Man with cormorants.
Yes, its hubby doing a good job of balancing the birds on his shoulders. These poor birds have a ring on their necks to stop them from eating the fish that they catch so their owners can have the fish for themselves.
The gingko trees of Guilin. And us.
This is where they shoot movies when the gingko leaves turn yellow. My niece and her hub took a day off to drive us hours to this area where gingko is grown. However when we got there we were told rain came 4 days before that and the lovely yellow autumn leaves have all fallen. Even the fallen leaves were gone because all had been gathered to make gingko pills, something I should take because its supposed to improve my memory. It is said that as long as each family has a gingko tree they are rich.
The lone tree that still had leaves.
Gingko seed.
Girl selling hand-knotted 'prosperity' knots.
Veg and fruits pickles.
They love their pickles, those Guilin people. Now I know why Mom loves pickles-she studied in this city.
Guilin products.
The bag of yellow stuff (top left) is dried 'guihwa,' flowers from a tree grown for its fragrant flowers that is used to flavor desserts and cakes, like vanilla. The city, named after this flower, is planted with this tree and you can smell it everywhere. The balls are 'lohanguo,' a fruit that 'cools' your body if you eat too much fried food. At the bottom left is another famous Guilin produce, gingko seeds.
Firepot dinner of native chicken with herbs soup.
This was a really good meal. It was cold out (5 C), the firepot was warming and comforting. It was also very tasty, the chicken being 'native' or wild. The shopowner was horrified when we asked for a bowl of plain Guilin meefern/rice noodles which we dumped into the soup. She told us that's not the way to eat firepot, but we told her we just love the noodles, and she concluded that we are from Taiwan. We also enjoyed a wonderful firepot lunch of native chicken gingko soup at the gingko growing village. Don't be put off by the chicken head, butt and a few small feathers in the soup!
This meal was excellent, full of spicy flavor, and cost only RMB80, for 4 people. And all the food wasn't on the table yet.

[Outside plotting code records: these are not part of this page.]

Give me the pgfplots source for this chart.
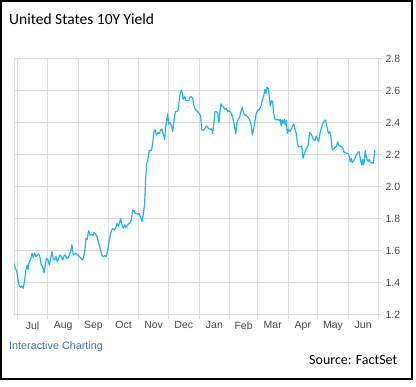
\documentclass[border=0pt]{standalone}
\usepackage{pgfplots}
\pgfplotsset{compat=1.18}
\usepackage{fontspec}
\setmainfont{Liberation Sans}
\newfontfamily\titlefont{Carlito}
\definecolor{lineblue}{RGB}{38,178,238}
\definecolor{gridgray}{RGB}{221,221,221}
\definecolor{ticktext}{RGB}{70,70,70}
\definecolor{linkblue}{RGB}{66,115,175}
\pgfplotstableread{
d v
-3.0 1.523
-2.0 1.492
-0.6 1.477
0.7 1.423
2.0 1.381
3.4 1.373
4.8 1.381
6.1 1.367
7.5 1.419
8.8 1.481
10.1 1.513
10.8 1.485
12.1 1.533
13.6 1.544
14.9 1.586
16.2 1.560
17.6 1.586
18.9 1.565
20.2 1.575
21.7 1.581
23.0 1.560
24.3 1.513
25.7 1.502
27.0 1.464
28.3 1.513
29.7 1.554
31.1 1.544
32.4 1.513
33.8 1.554
35.1 1.596
36.4 1.554
37.8 1.544
39.2 1.565
40.5 1.533
41.9 1.554
43.2 1.575
44.5 1.565
45.9 1.544
47.3 1.569
48.6 1.575
50.0 1.554
51.3 1.554
52.6 1.575
54.0 1.596
55.3 1.638
56.7 1.575
58.1 1.581
59.4 1.586
60.4 1.579
61.4 1.575
62.4 1.569
64.5 1.554
65.8 1.544
67.2 1.560
68.5 1.606
69.5 1.679
70.8 1.673
72.2 1.727
73.6 1.700
75.3 1.704
76.6 1.698
77.6 1.715
79.3 1.704
80.6 1.694
82.0 1.658
83.4 1.627
84.7 1.596
86.0 1.569
87.4 1.565
88.7 1.571
90.0 1.565
91.5 1.606
92.8 1.658
94.1 1.700
95.5 1.731
96.8 1.740
98.1 1.731
99.6 1.742
100.9 1.773
102.2 1.756
103.6 1.777
104.6 1.804
105.9 1.763
107.3 1.742
108.7 1.763
110.0 1.748
111.3 1.756
112.7 1.773
114.0 1.773
115.3 1.794
116.8 1.856
118.1 1.852
119.4 1.835
120.8 1.835
122.1 1.829
123.4 1.835
124.9 1.804
126.2 1.783
127.5 1.825
128.9 1.900
129.9 2.044
130.9 2.148
131.9 2.163
132.9 2.200
133.6 2.231
134.6 2.227
135.6 2.227
136.6 2.252
137.6 2.304
138.6 2.356
139.6 2.356
141.0 2.325
142.4 2.340
143.7 2.335
145.1 2.356
146.4 2.360
147.7 2.331
149.1 2.298
150.2 2.377
151.2 2.419
152.2 2.456
153.2 2.394
154.5 2.402
155.8 2.388
157.2 2.346
158.6 2.419
159.9 2.471
161.3 2.471
162.6 2.477
163.9 2.544
164.9 2.585
165.9 2.606
166.9 2.589
167.9 2.548
169.4 2.565
170.7 2.540
172.0 2.540
173.4 2.540
174.7 2.560
176.1 2.565
177.5 2.554
178.8 2.506
180.1 2.485
181.5 2.477
182.8 2.469
184.1 2.460
185.6 2.444
186.6 2.360
188.2 2.352
189.9 2.367
191.6 2.381
193.3 2.367
195.0 2.360
196.3 2.365
197.7 2.335
199.0 2.408
200.0 2.471
201.4 2.471
202.8 2.465
204.1 2.402
205.1 2.471
206.1 2.519
207.4 2.506
208.8 2.498
210.2 2.485
211.5 2.492
212.9 2.471
214.2 2.477
215.5 2.471
216.9 2.456
218.2 2.429
219.6 2.388
221.0 2.331
222.3 2.402
223.6 2.423
225.0 2.435
226.3 2.471
227.7 2.498
229.1 2.460
230.4 2.450
232.1 2.444
233.7 2.435
235.1 2.419
236.5 2.394
237.8 2.325
239.2 2.367
240.5 2.410
241.8 2.460
243.2 2.477
244.8 2.485
246.6 2.506
247.9 2.540
249.6 2.575
250.6 2.610
251.6 2.585
252.6 2.623
253.9 2.617
255.0 2.565
256.0 2.506
257.4 2.540
258.4 2.533
259.4 2.460
260.8 2.423
262.1 2.419
263.5 2.423
264.8 2.415
266.1 2.423
267.1 2.381
268.1 2.419
269.1 2.398
270.1 2.423
271.2 2.388
272.2 2.415
273.2 2.335
274.2 2.360
275.6 2.346
276.9 2.356
278.2 2.377
279.7 2.394
281.0 2.360
282.3 2.335
283.7 2.263
285.0 2.252
286.3 2.252
287.8 2.256
289.1 2.179
290.4 2.206
291.8 2.231
293.1 2.242
294.4 2.263
295.8 2.340
297.8 2.325
299.5 2.298
301.2 2.290
302.5 2.319
303.9 2.298
304.9 2.283
306.3 2.335
307.6 2.367
309.0 2.394
310.3 2.408
312.0 2.419
313.4 2.377
314.7 2.335
316.1 2.346
317.4 2.315
318.7 2.231
320.1 2.235
321.4 2.248
322.8 2.252
324.2 2.283
325.5 2.256
326.8 2.256
328.2 2.252
329.5 2.242
330.8 2.215
332.2 2.215
333.6 2.210
334.9 2.210
335.9 2.190
336.9 2.158
337.9 2.179
338.9 2.152
340.4 2.165
341.7 2.179
343.0 2.200
344.4 2.215
345.7 2.221
346.7 2.190
347.8 2.158
348.8 2.138
349.5 2.173
350.1 2.138
351.1 2.158
352.1 2.227
353.1 2.190
354.1 2.169
355.1 2.158
356.2 2.173
357.6 2.152
358.9 2.152
360.2 2.148
361.2 2.200
361.9 2.231
}\yielddata
\begin{document}
\begin{tikzpicture}[x=1pt,y=1pt]
\path[fill=white] (0,0) rectangle (416,387);
\draw[black, line width=2pt] (1,386) rectangle (411.5,8);
\begin{axis}[
  at={(14.3pt,72pt)}, anchor=south west,
  scale only axis, width=363.7pt, height=256pt,
  xmin=-3, xmax=365, ymin=1.2, ymax=2.8,
  axis line style={draw=gridgray, line width=1pt},
  grid style={draw=gridgray, line width=1pt},
  xmajorgrids, ymajorgrids,
  tick align=outside,
  major tick length=4pt,
  tick style={draw=gridgray, line width=1pt},
  xtick pos=bottom, ytick pos=right,
  xtick={0,31,62,92,123,153,184,215,243,274,304,335,365},
  xticklabels={},
  extra x ticks={15.5,46.5,77,107.5,138,168.5,199.5,229,258.5,289,319.5,350},
  extra x tick labels={Jul,Aug,Sep,Oct,Nov,Dec,Jan,Feb,Mar,Apr,May,Jun},
  extra x tick style={xmajorgrids=false, major tick length=0pt},
  ytick={1.2,1.4,...,2.8},
  /pgf/number format/fixed,
  /pgf/number format/fixed zerofill,
  /pgf/number format/precision=1,
  /pgf/number format/assume math mode=true,
  tick label style={font=\fontsize{10.5}{12}\selectfont, text=ticktext},
  xticklabel style={yshift=-3pt},
]
\addplot[lineblue, line width=1.2pt, line join=round] table[x=d,y=v] {\yielddata};
\end{axis}
\node[anchor=base west, inner sep=0pt] at (9,362) {\titlefont\fontsize{15.5}{18}\selectfont United States 10Y Yield};
\node[anchor=base west, inner sep=0pt, text=linkblue] at (9,37) {\fontsize{10.8}{12}\selectfont Interactive Charting};
\node[anchor=base east, inner sep=0pt] at (397.5,22) {\titlefont\fontsize{14}{16}\selectfont Source: FactSet};
\end{tikzpicture}
\end{document}
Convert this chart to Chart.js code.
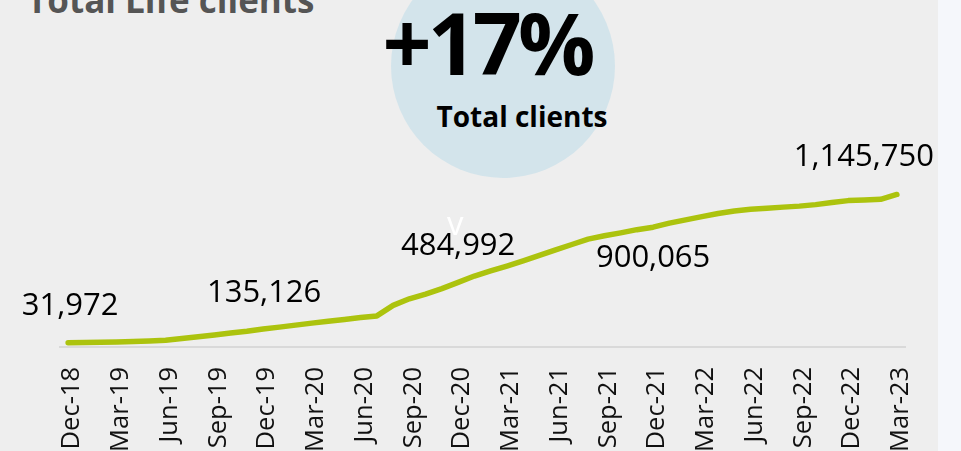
<!DOCTYPE html>
<html lang="en">
<head>
  <meta charset="UTF-8"/>
  <title>Total Life clients</title>
  <script src="https://cdn.jsdelivr.net/npm/chart.js"></script>
  <style>
    html, body { margin: 0; padding: 0; }
    body {
      width: 961px;
      height: 451px;
      overflow: hidden;
      position: relative;
      background: #eeeeee;
      font-family: "Open Sans", sans-serif;
    }
    .strip {
      position: absolute;
      left: 938px; top: 0;
      width: 23px; height: 451px;
      background: #f5f7fb;
    }
    .title {
      position: absolute;
      left: 27px; top: -24px;
      font-size: 35px;
      font-weight: bold;
      color: #555;
      white-space: nowrap;
    }
    .bubble {
      position: absolute;
      left: 391px; top: -46px;
      width: 224px; height: 224px;
      border-radius: 50%;
      background: #d3e4eb;
    }
    .big {
      position: absolute;
      left: 287px; top: -17px;
      width: 400px;
      text-align: center;
      font-size: 86px;
      font-weight: bold;
      letter-spacing: -4px;
      color: #000;
    }
    .sub {
      position: absolute;
      left: 322px; top: 97px;
      width: 400px;
      text-align: center;
      font-size: 28px;
      font-weight: bold;
      color: #000;
    }
    .mark {
      position: absolute;
      left: 447px; top: 200px;
      font-size: 33px;
      color: #fff;
    }
    .chart-box {
      position: absolute;
      left: 0; top: 0;
      width: 961px; height: 451px;
    }
  </style>
</head>
<body>
  <div class="strip"></div>
  <div class="title">Total Life clients</div>
  <div class="bubble"></div>
  <div class="big">+17%</div>
  <div class="sub">Total clients</div>
  <div class="chart-box"><canvas id="chart"></canvas></div>
  <div class="mark">v</div>

  <script>
    const months = [
      "Dec-18",
      "Jan-19", "Feb-19", "Mar-19", "Apr-19", "May-19", "Jun-19",
      "Jul-19", "Aug-19", "Sep-19", "Oct-19", "Nov-19", "Dec-19",
      "Jan-20", "Feb-20", "Mar-20", "Apr-20", "May-20", "Jun-20",
      "Jul-20", "Aug-20", "Sep-20", "Oct-20", "Nov-20", "Dec-20",
      "Jan-21", "Feb-21", "Mar-21", "Apr-21", "May-21", "Jun-21",
      "Jul-21", "Aug-21", "Sep-21", "Oct-21", "Nov-21", "Dec-21",
      "Jan-22", "Feb-22", "Mar-22", "Apr-22", "May-22", "Jun-22",
      "Jul-22", "Aug-22", "Sep-22", "Oct-22", "Nov-22", "Dec-22",
      "Jan-23", "Feb-23", "Mar-23"
    ];

    const clients = [
      31972, 33500, 35700, 38000, 41000, 44800, 50800, 63600, 77100, 90700, 105000, 118500,
      135126, 149300, 164400, 179400, 193700, 207300, 220800, 233600, 312600, 362300, 397600, 439000,
      484992, 533100, 571400, 608300, 647400, 688100, 729400, 770000, 810700, 835500, 857400, 881400,
      900065, 930300, 955200, 979200, 1003300, 1021400, 1034900, 1041700, 1050700, 1058200, 1069500, 1085300,
      1099600, 1104100, 1109400, 1145750
    ];

    // points that carry a value label
    const labelIdx = [0, 12, 24, 36, 51];

    const pointLabels = {
      id: "pointLabels",
      afterDatasetsDraw(chart) {
        const ctx = chart.ctx;
        const pts = chart.getDatasetMeta(0).data;
        // label offset from its point: [dx, dy]
        const shift = { 0: [2, -28], 12: [1, -27], 24: [0, -27], 36: [0, 40], 51: [-33, -28] };
        ctx.save();
        ctx.font = '31px "Open Sans"';
        ctx.fillStyle = "#000";
        ctx.textAlign = "center";
        ctx.textBaseline = "alphabetic";
        labelIdx.forEach(i => {
          const p = pts[i];
          const [dx, dy] = shift[i];
          ctx.fillText(clients[i].toLocaleString("en-US"), p.x + dx, p.y + dy);
        });
        ctx.restore();
      }
    };

    new Chart(document.getElementById("chart"), {
      type: "line",
      data: {
        labels: months,
        datasets: [{
          data: clients,
          borderColor: "#acc30e",
          borderWidth: 5.5,
          borderCapStyle: "round",
          borderJoinStyle: "round",
          pointRadius: 0,
          tension: 0,
          fill: false
        }]
      },
      options: {
        responsive: true,
        maintainAspectRatio: false,
        animation: false,
        layout: { padding: { left: 60, right: 56, top: 134, bottom: 0 } },
        plugins: {
          legend: { display: false },
          tooltip: { enabled: false }
        },
        scales: {
          x: {
            offset: true,
            grid: { display: false, drawTicks: false },
            border: { display: true, color: "#d9d9d9", width: 2 },
            ticks: {
              autoSkip: false,
              minRotation: 90,
              maxRotation: 90,
              padding: 20,
              labelOffset: 4,
              color: "#111",
              font: { family: "Open Sans", size: 25.5 },
              callback: (v, i) => (i % 3 === 0 ? months[i] : "")
            },
            afterFit: s => { s.height = 104; }
          },
          y: { display: false, min: 0, max: 1600000 }
        }
      },
      plugins: [pointLabels]
    });
  </script>
</body>
</html>
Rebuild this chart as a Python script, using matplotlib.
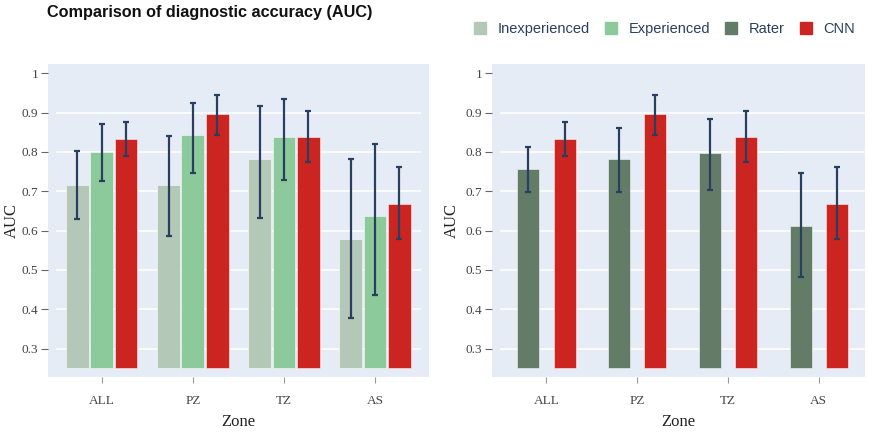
import numpy as np
import matplotlib
matplotlib.use("Agg")
import matplotlib.pyplot as plt
from matplotlib.lines import Line2D

zones = ["ALL", "PZ", "TZ", "AS"]

# left panel: readers split by experience vs CNN
inexp_auc = [0.716, 0.716, 0.782, 0.580]
inexp_lo = [0.629, 0.586, 0.633, 0.378]
inexp_hi = [0.803, 0.841, 0.916, 0.782]

exp_auc = [0.800, 0.843, 0.838, 0.636]
exp_lo = [0.726, 0.747, 0.730, 0.437]
exp_hi = [0.871, 0.925, 0.935, 0.820]

cnn_auc = [0.832, 0.896, 0.837, 0.669]
cnn_lo = [0.789, 0.842, 0.775, 0.579]
cnn_hi = [0.876, 0.946, 0.903, 0.762]

# right panel: all raters pooled
rater_auc = [0.757, 0.782, 0.798, 0.611]
rater_lo = [0.699, 0.698, 0.704, 0.482]
rater_hi = [0.813, 0.862, 0.883, 0.746]

yticks = [0.3, 0.4, 0.5, 0.6, 0.7, 0.8, 0.9, 1.0]
ytick_labels = ["0.3", "0.4", "0.5", "0.6", "0.7", "0.8", "0.9", "1"]

base = 0.25
col_inexp = "#b4c8b8"
col_exp = "#8dca9b"
col_rater = "#627c68"
col_cnn = "#cc2420"
err_col = "#2a3f5f"
bg = "#e5ecf6"

fig = plt.figure(figsize=(8.7, 4.33), dpi=100)
ax1 = fig.add_axes([48/870, 1-377/433, 381/870, 313/433])
ax2 = fig.add_axes([492/870, 1-377/433, 373/870, 313/433])

x = np.arange(len(zones))


def draw_bars(ax, offset, width, vals, lo, hi, color):
    vals = np.array(vals)
    yerr = [vals - np.array(lo), np.array(hi) - vals]
    ax.bar(x + offset, vals - base, width, bottom=base, color=color,
           edgecolor=(1, 1, 1, 0.6), linewidth=0.6, zorder=2)
    ax.errorbar(x + offset, vals, yerr=yerr, fmt="none", ecolor=err_col,
                elinewidth=1.6, capsize=2.5, capthick=1.6, zorder=3)


w = 0.8 / 3
draw_bars(ax1, -w, 0.25, inexp_auc, inexp_lo, inexp_hi, col_inexp)
draw_bars(ax1, 0, 0.25, exp_auc, exp_lo, exp_hi, col_exp)
draw_bars(ax1, w, 0.25, cnn_auc, cnn_lo, cnn_hi, col_cnn)

draw_bars(ax2, -0.2, 0.242, rater_auc, rater_lo, rater_hi, col_rater)
draw_bars(ax2, 0.2, 0.242, cnn_auc, cnn_lo, cnn_hi, col_cnn)

for ax, xl, gx, ylx in [(ax1, (-0.59, 3.592), (0.024, 0.976), -0.095),
                        (ax2, (-0.599, 3.51), (0.024, 0.997), -0.107)]:
    ax.set_facecolor(bg)
    for s in ax.spines.values():
        s.set_visible(False)
    ax.set_xlim(*xl)
    ax.set_ylim(0.228, 1.0236)
    for yv in yticks[:-1]:
        ax.axhline(yv, xmin=gx[0], xmax=gx[1], color="white", lw=1.2, zorder=1)
    ax.set_yticks(yticks)
    ax.set_yticklabels(ytick_labels, family="Liberation Serif", fontsize=9.5, color="#444444")
    ax.set_xticks(x)
    ax.set_xticklabels(zones, family="Liberation Serif", fontsize=9.5, color="#444444")
    ax.tick_params(axis="y", length=5, width=0.8, color="#666666", pad=2)
    ax.tick_params(axis="x", length=4, width=0.8, color="#999999", pad=9)
    ax.set_ylabel("AUC", family="Liberation Serif", fontsize=12, color="#222222", va="center")
    ax.yaxis.set_label_coords(ylx, 0.5)
    ax.set_xlabel("Zone", family="Liberation Serif", fontsize=12, color="#222222", va="center")
    ax.xaxis.set_label_coords(0.5, -0.143)

fig.text(47/870, 1-12/433, "Comparison of diagnostic accuracy (AUC)",
         family="Liberation Sans", fontweight="bold", fontsize=11.7,
         va="center", ha="left", color="#111111")

labels = ["Inexperienced", "Experienced", "Rater", "CNN"]
colors = [col_inexp, col_exp, col_rater, col_cnn]
handles = [Line2D([], [], marker="s", linestyle="none", markersize=8,
                  markerfacecolor=c, markeredgecolor=c) for c in colors]
leg = fig.legend(handles, labels, loc="center left", bbox_to_anchor=(467/870, 1-29/433),
                 ncol=4, frameon=False, borderpad=0, handlelength=0.8,
                 handletextpad=0.8, columnspacing=1.05,
                 prop={"family": "Liberation Sans", "size": 10.5})
for t in leg.get_texts():
    t.set_color(err_col)

fig.savefig("out.png", dpi=100)
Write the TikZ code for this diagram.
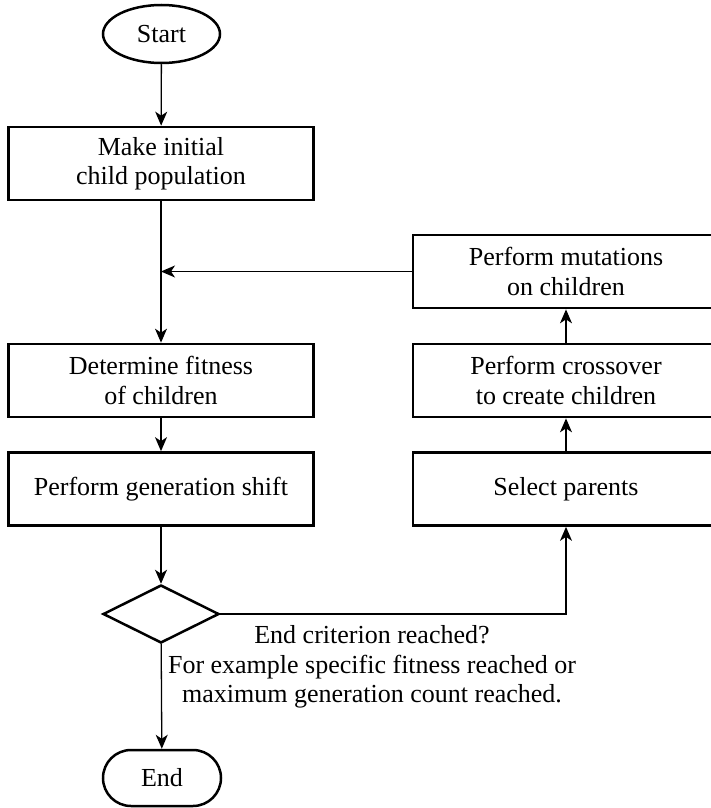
\documentclass[tikz,border=0pt]{standalone}
\usepackage{fontspec}
\setmainfont{Liberation Serif}
\usetikzlibrary{shapes.geometric,arrows.meta}
\begin{document}
\begin{tikzpicture}[x=1pt,y=-1pt,
  every node/.style={font=\fontsize{26}{29.5}\selectfont},
  proc/.style={draw,line width=2.7pt,minimum width=305pt,minimum height=73pt,align=center,inner sep=0pt},
  startterm/.style={draw,ellipse,line width=2.5pt,minimum width=117pt,minimum height=58pt,inner sep=0pt},
  endterm/.style={draw,rectangle,rounded corners=28pt,line width=2.5pt,minimum width=118pt,minimum height=56pt,inner sep=0pt},
  decision/.style={draw,diamond,line width=2.5pt,minimum width=116pt,minimum height=58pt,inner sep=0pt},
  conn/.style={line width=1.3pt,-{Stealth[length=14pt,width=12pt,inset=4pt]}},
  plain/.style={line width=1.3pt}
]
\useasboundingbox (0,0) rectangle (710,808);
% left column
\node[startterm] (start) at (161.5,34) {Start};
\node[proc] (init) at (161,163.5) {Make initial\\child population};
\node[proc] (fit) at (161,380.5) {Determine fitness\\of children};
\node[proc] (shift) at (161,489) {Perform generation shift};
\node[decision] (dec) at (161,614) {};
\node[endterm] (end) at (162,778) {End};
% right column
\node[proc,minimum width=306pt] (mut) at (566,271.5) {Perform mutations\\on children};
\node[proc,minimum width=306pt] (cross) at (566,380.5) {Perform crossover\\to create children};
\node[proc,minimum width=306pt] (sel) at (566,489) {Select parents};
% label
\node[align=center,inner sep=0pt] (crit) at (372,667) {End criterion reached?\\For example specific fitness reached or\\maximum generation count reached.};
% connectors
\draw[conn] (start) -- (init);
\draw[conn] (init) -- (fit);
\draw[conn] (fit) -- (shift);
\draw[conn] (shift) -- (dec);
\draw[conn] (dec) -- (end);
\draw[conn] (dec.east) -| (sel.south);
\draw[conn] (sel) -- (cross);
\draw[conn] (cross) -- (mut);
\draw[conn] (mut.west) -- (init.south |- mut.west);
\end{tikzpicture}
\end{document}
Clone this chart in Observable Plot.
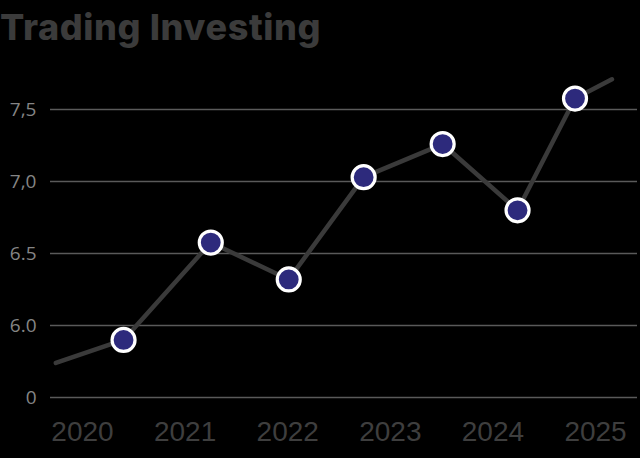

This was the BEST bowl of Guilin noodles. Situated at the entrance of the ancient town, the restaurant is run by this lady and her son who make the most delicious bowl of noodles, better than any I have ever tasted. Apparently only the locals know where to find it. And it only costs RMB2.50 (less than US$0.35) a bowl. I noted down the topping: boiled pork slices, pickled long beans, deep-fried soybeans, preserved veg, chili paste, spring onions-only to be told the soup is made from 72 secret ingredients! How's that KFC? If I ever go back to Guilin, I'll eat this noodle everyday of my stay . Although the noodles look like the Penang laksa noodles, they are different in taste and texture. Freshly made, the noodles are moist yet el dente and slippery-smooth and full of the fragrance of freshly-cooked rice. Traditionally Guilin noodles are served with thin slices of horsemeat (we did try that, but the meat was too paper-thin to be of any taste and my niece said its unlikely to be the real McCoy because horse meat is rare and expensive).
The young people have left for the city and the old folks stayed behind, opening their houses to tourists (some charge, some don't) and selling whatever knick knacks from their homes. So few people come that the folks don't bother to stay by their stalls.
This grandma was very friendly. She was having a simple firepot lunch of chinese cabbage and pork. It looked yummy. The firepot is very popular in China in the winter.
Making sausages.
This lady was making pork sausages which would be cured in the winter wind. She wasn't very happy with us dropping by. The stove of charcoal at her feet is to keep her warm.
WW1 vehicle?
I half-expected soldiers and gunfire when this vehicle suddenly appeared!
Curing meat in the winter sun.
Drying homemade sausages, pork belly strips and--rats! What's China without some dried rats eh?!
1 comment:
i love seeing these pictures of authentic life in China.